Kritik zu Alle lieben Touda
Sinnlich-elektrisierendes Drama um eine junge Frau, die als traditionelle Sheikha-Sängerin ihr Glück in Casablanca sucht
Es gibt Filme, die plätschern so dahin ohne Überraschungen oder Spannungsbogen, dafür mit so mancher Ungereimtheit. Und dennoch lassen sie einen in ihren Bildern, ihrer Musik versinken. Und ebenso oft ist da eine Figur und ihre Darstellerin oder ihr Darsteller, die eine soghafte Faszination ausübt, der man fast bedingungslos folgt. Genauso ein Film ist Nabil Ayouchs »Alle lieben Touda«, weniger spannend oder überraschend, dafür aber sinnlich-elektrisierend und voller Energie dank seiner Hauptdarstellerin Nisrin Erradi. In Ayouchs Musical-Film von 2021 »Haut et fort« ging es um Hip-Hop. Nun widmet sich der französische Regisseur der traditionellen marokkanischen Aita-Kunst, dem Kampfgesang der Marokkanerinnen.
Touda (Erradi) träumt davon, eine Sheikha zu sein, eine jener Künstlerinnen, die die Lieder über Widerstand, Liebe und Emanzipation der kämpferischen Dichterinnen singen. Noch allerdings tritt sie jeden Abend in düsteren Bars in der Provinz unter den lüsternen Blicken der Männer auf. Eine nächtliche Vergewaltigung lässt sie zwar beschädigt zurück, doch Erwähnung findet sie weiter nicht. Touda erträgt ihr Schicksal, ohne daran zu zerbrechen. Denn sie hat einen Traum, den sie verfolgt, auch um ihrem kleinen gehörlosen Sohn eine angemessene Schulbildung zu ermöglichen. Sie selbst ist Analphabetin, eine Förderung ihres Kindes in dem Dorf unmöglich. Also macht sie sich tatsächlich eines Tages auf den Weg nach Casablanca. Das Theater, das sie dort ansteuert, ist seit 30 Jahren geschlossen, die Suche nach einem Zimmer schwierig, und auch in den Bars Casablancas ist sie den Aufdringlichkeiten der Männer ausgesetzt. Doch Touda lässt sich nicht unterkriegen, nicht von den Anzüglichkeiten, nicht von der Arroganz der Großstädterinnen und -städter, die lieber Popmusik als klagende Gesänge hören möchten und sie als Landei verspotten, nicht von der Einsamkeit.
In langen Szenen folgt die Kamera Touda, schwenkt auf ihr leidenschaftliches Gesicht, rückt ganz nah an ihre glitzernden Gewänder, den traditionellen, klirrenden Gürtel um ihre schwingenden Hüften. Sie ist selbstbewusst, ein ihr wohlwollender alter Musiker bezeichnet sie einmal gar als »großspurig«. Gleichzeitig trägt sie eine brodelnde Wut in sich, die sich immer wieder entlädt.
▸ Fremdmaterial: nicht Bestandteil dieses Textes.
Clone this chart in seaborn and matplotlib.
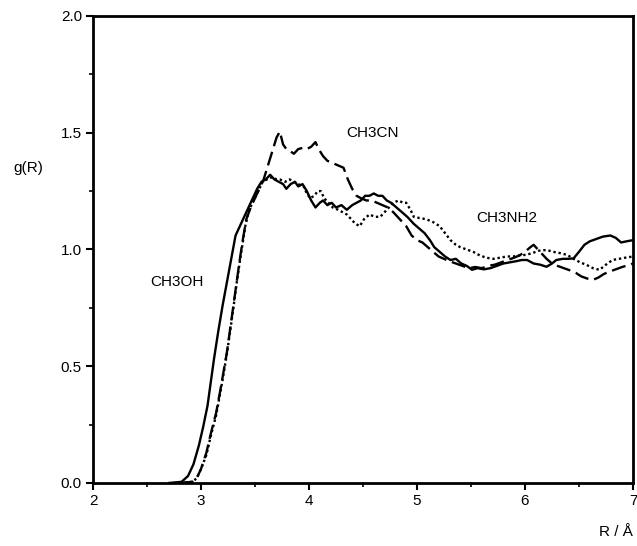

»Alle lieben Touda« ist ein betörender Film mit einer kraftvollen Erradi als Touda. Und doch bleiben die Geschichte und ihre Figur in vielem unklar. Dass eine junge Frau, die ihr Leben lang in der Provinz gelebt hat, sich derart weltgewandt und selbstbewusst in der großstädtischen Fremde bewegt und sich als Künstlerin und flammende Kämpferin für ihre Unabhängigkeit und damit für die aller Frauen präsentiert, mag man ihr kaum richtig abnehmen. Touda sieht sich als Star, die Männer sehen sie als Showgirl und Objekt der Begierde. Dieses Dilemma löst Ayouch, der mit seiner Frau Maryam Touzani auch das Drehbuch geschrieben hat, nicht auf. Am Ende behält Touda zwar ihre Unabhängigkeit – allerdings zu einem hohen Preis.